Data shown:
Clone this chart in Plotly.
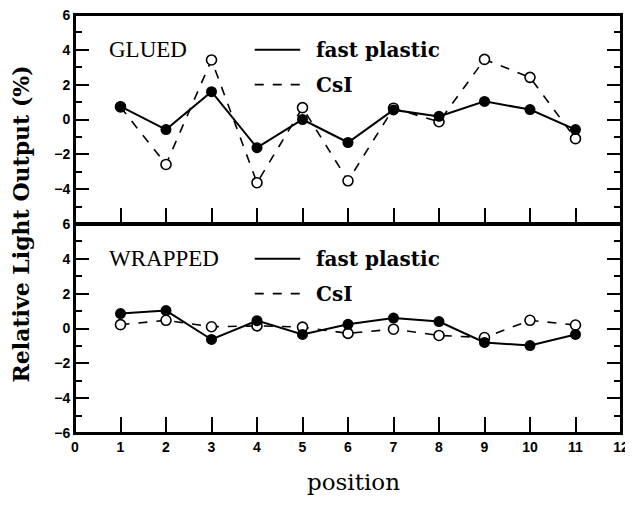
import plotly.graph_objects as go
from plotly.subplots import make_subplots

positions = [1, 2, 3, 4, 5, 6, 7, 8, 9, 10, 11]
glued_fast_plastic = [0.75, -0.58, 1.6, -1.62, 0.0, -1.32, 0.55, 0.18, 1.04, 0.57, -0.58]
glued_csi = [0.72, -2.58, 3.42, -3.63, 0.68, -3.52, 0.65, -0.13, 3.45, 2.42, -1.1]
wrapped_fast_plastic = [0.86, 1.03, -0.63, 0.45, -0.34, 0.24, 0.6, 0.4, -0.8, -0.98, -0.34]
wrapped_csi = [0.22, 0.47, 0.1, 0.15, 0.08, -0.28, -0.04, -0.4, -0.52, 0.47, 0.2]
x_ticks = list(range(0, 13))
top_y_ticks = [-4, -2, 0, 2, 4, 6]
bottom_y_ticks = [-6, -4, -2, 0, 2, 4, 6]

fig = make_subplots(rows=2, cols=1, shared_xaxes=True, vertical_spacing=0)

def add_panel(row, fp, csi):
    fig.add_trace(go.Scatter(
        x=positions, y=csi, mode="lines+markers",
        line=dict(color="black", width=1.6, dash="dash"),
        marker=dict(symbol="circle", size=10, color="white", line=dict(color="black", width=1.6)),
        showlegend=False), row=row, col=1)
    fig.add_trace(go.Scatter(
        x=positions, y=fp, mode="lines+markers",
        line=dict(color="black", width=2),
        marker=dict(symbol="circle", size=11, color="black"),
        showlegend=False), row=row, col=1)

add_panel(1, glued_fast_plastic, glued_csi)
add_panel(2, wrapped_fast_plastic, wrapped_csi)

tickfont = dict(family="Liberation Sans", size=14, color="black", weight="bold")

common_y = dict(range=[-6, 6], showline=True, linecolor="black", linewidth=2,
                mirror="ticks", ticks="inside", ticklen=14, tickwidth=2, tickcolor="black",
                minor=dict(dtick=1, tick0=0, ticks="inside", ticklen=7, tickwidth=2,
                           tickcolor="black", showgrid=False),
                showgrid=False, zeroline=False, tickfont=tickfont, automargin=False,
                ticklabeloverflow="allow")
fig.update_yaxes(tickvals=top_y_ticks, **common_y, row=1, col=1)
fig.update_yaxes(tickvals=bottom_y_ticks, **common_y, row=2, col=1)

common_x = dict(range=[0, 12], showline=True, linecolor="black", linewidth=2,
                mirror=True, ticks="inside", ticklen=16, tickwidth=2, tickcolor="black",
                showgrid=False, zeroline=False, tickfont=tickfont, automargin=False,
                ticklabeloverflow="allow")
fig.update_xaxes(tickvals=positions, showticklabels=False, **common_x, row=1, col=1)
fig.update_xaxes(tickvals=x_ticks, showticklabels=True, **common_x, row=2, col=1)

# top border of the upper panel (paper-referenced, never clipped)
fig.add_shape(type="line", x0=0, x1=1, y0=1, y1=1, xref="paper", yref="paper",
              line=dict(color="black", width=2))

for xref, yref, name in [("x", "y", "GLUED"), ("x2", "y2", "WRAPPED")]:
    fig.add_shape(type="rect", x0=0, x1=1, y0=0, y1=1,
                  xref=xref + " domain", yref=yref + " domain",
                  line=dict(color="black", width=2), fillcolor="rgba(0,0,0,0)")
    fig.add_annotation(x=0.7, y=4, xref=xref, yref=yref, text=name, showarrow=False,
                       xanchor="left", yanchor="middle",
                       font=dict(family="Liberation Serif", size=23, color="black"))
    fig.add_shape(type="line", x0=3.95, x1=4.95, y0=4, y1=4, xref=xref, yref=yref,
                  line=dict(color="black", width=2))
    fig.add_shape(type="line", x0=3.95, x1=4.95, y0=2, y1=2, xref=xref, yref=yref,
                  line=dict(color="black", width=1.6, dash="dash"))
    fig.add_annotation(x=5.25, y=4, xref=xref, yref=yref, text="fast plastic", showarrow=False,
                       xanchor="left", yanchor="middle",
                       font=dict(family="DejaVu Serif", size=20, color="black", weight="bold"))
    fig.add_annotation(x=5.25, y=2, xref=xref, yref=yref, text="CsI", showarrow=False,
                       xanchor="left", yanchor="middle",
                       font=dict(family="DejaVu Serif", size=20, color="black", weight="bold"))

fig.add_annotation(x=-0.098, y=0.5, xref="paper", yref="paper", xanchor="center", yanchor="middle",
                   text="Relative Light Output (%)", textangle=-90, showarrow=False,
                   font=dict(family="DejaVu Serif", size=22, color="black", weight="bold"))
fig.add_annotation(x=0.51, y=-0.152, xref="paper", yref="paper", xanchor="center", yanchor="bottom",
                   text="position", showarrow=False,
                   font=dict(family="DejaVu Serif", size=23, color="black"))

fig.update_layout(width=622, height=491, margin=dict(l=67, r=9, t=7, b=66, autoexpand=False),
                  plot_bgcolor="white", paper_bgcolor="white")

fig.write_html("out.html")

Exercise instructions:
Repeat only the lines from the beginning of the material through the line containing "cols=1, shared_xaxes=True, vertical_spacing=0)", both ends kept, leaving pictures out.

Solved exercise:
Clone this chart in Plotly.
import plotly.graph_objects as go
from plotly.subplots import make_subplots

positions = [1, 2, 3, 4, 5, 6, 7, 8, 9, 10, 11]
glued_fast_plastic = [0.75, -0.58, 1.6, -1.62, 0.0, -1.32, 0.55, 0.18, 1.04, 0.57, -0.58]
glued_csi = [0.72, -2.58, 3.42, -3.63, 0.68, -3.52, 0.65, -0.13, 3.45, 2.42, -1.1]
wrapped_fast_plastic = [0.86, 1.03, -0.63, 0.45, -0.34, 0.24, 0.6, 0.4, -0.8, -0.98, -0.34]
wrapped_csi = [0.22, 0.47, 0.1, 0.15, 0.08, -0.28, -0.04, -0.4, -0.52, 0.47, 0.2]
x_ticks = list(range(0, 13))
top_y_ticks = [-4, -2, 0, 2, 4, 6]
bottom_y_ticks = [-6, -4, -2, 0, 2, 4, 6]

fig = make_subplots(rows=2, cols=1, shared_xaxes=True, vertical_spacing=0)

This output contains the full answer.